As members of the Pella Electric Cooperative Association, we’re hopeful our co-op will engage in an open and unbiased discussion about our energy future. Pella Co-op recently proposed to tack an $85 charge on the monthly bills of those having renewable energy systems. While the Pella Co-op has, at least temporarily, withdrawn the $85 monthly charge, it has created urgency to the conversation about our energy future. As our neighbors in rural Iowa demonstrate how to move towards our energy future, Pella Co-op’s proposal would have sent us backwards.
We know the value of solar energy. One of us has already invested in solar on our property. One of us has helped Central College install solar, connected to Pella Co-op’s system several years ago and would like to invest in solar at home in the future. Despite the many benefits of a diversified energy supply, Pella Co-op proposed an $85 per month charge for any member with a renewable energy system. This charge would have only applied to customers who exercise their right to put renewable energy such as solar on their property. The proposed charge was so high it would have put a stop to renewable energy. It would make the pursuit of solar energy, or wind turbines uneconomic for any member of Pella Co-op. Even worse, for members who have already installed renewable energy, it would be cheaper to take out the system than to pay this unreasonable monthly charge. Based on our experience, the fee would be double the energy offsets and credits generated by a small home system. This charge would send us backwards, and Pella Co-op should permanently abandon this proposal.
Pella Co-op claims this charge is based on a “cost of service study,” but it will not publicly share the study that is the supposed basis for the charge. Pella Co-op’s flawed rationale also fails to take into account any of the many benefits of solar. For example, solar provides power on hot, sunny days when power is most valuable; and a diverse energy supply makes the electric grid more secure, resilient, and reliable. Truth is, no data has been presented publicly to support this extreme charge.
What’s worse, Pella Co-op even ignores the fact that it currently brings in money when a member installs solar. That is because Pella buys excess solar energy at a rock bottom price and sells it at a premium any time the member’s system produces more energy than the member uses. Right now Pella Co-op pays 3.3 cents per kilowatt-hour for excess solar and sells it for 10.1 cents. The member who installs solar has paid all the costs to do so, but Pella Co-op is the one who gets to keep nearly 7 cents on every unit of excess energy. Members installing renewables are providing Pella Co-op and all its members a benefit but instead of getting credit for that benefit, Pella Co-op proposed to charge these members $85 per month.
To our knowledge, Pella Co-op’s $85 charge would have been the most extreme anti-solar, anti-renewable energy fee anywhere in the country. For comparison, the Minnesota Public Utilities Commission recently rejected a $5 monthly fee that a Minnesota coop was charging its solar customers.

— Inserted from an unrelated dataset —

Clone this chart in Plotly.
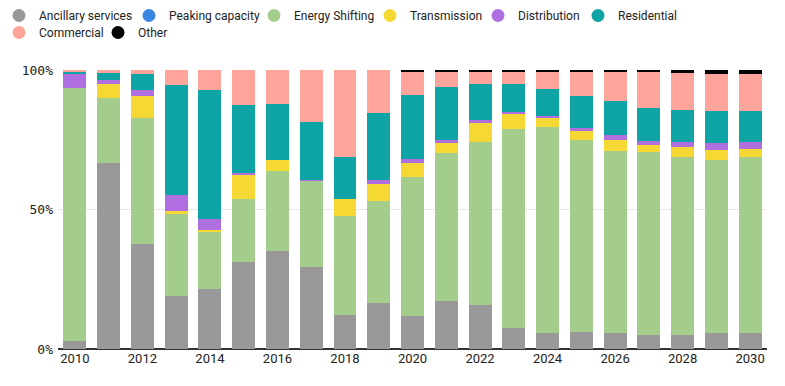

Thankfully, there is another way, and Pella Co-op could be a part of rural Iowa’s leadership on solar with a change in approach. Farmers Electric Cooperative (FEC) based in Kalona, Iowa operates one of the state’s largest solar arrays and over 100 of its members have purchased a share in a “community solar garden,” which generates credits for their monthly bills. In addition, FEC pays members 8 cents per kilowatt hour more than double what Pella currently pays its members for the energy generated by solar projects on their property. These policies have allowed FEC to lower wholesale power costs and keep grid reliability among the best of all our state’s rural electric co-ops.
Rural Iowa has a history of leading on clean energy from wind to biofuels. We think solar can provide similar benefits if we work together to make it happen. We appreciate that Pella Co-op has withdrawn the $85 charge for the time being. We urge Pella Co-op to take the next step and permanently shelve the extreme anti-solar $85 monthly charge and work with us to support solar energy solutions that will benefit all Pella Co-op members. Working together, all of Pella Co-op’s members can enjoy the benefits of solar, and we can continue Iowa’s proud tradition of leading the way on clean energy.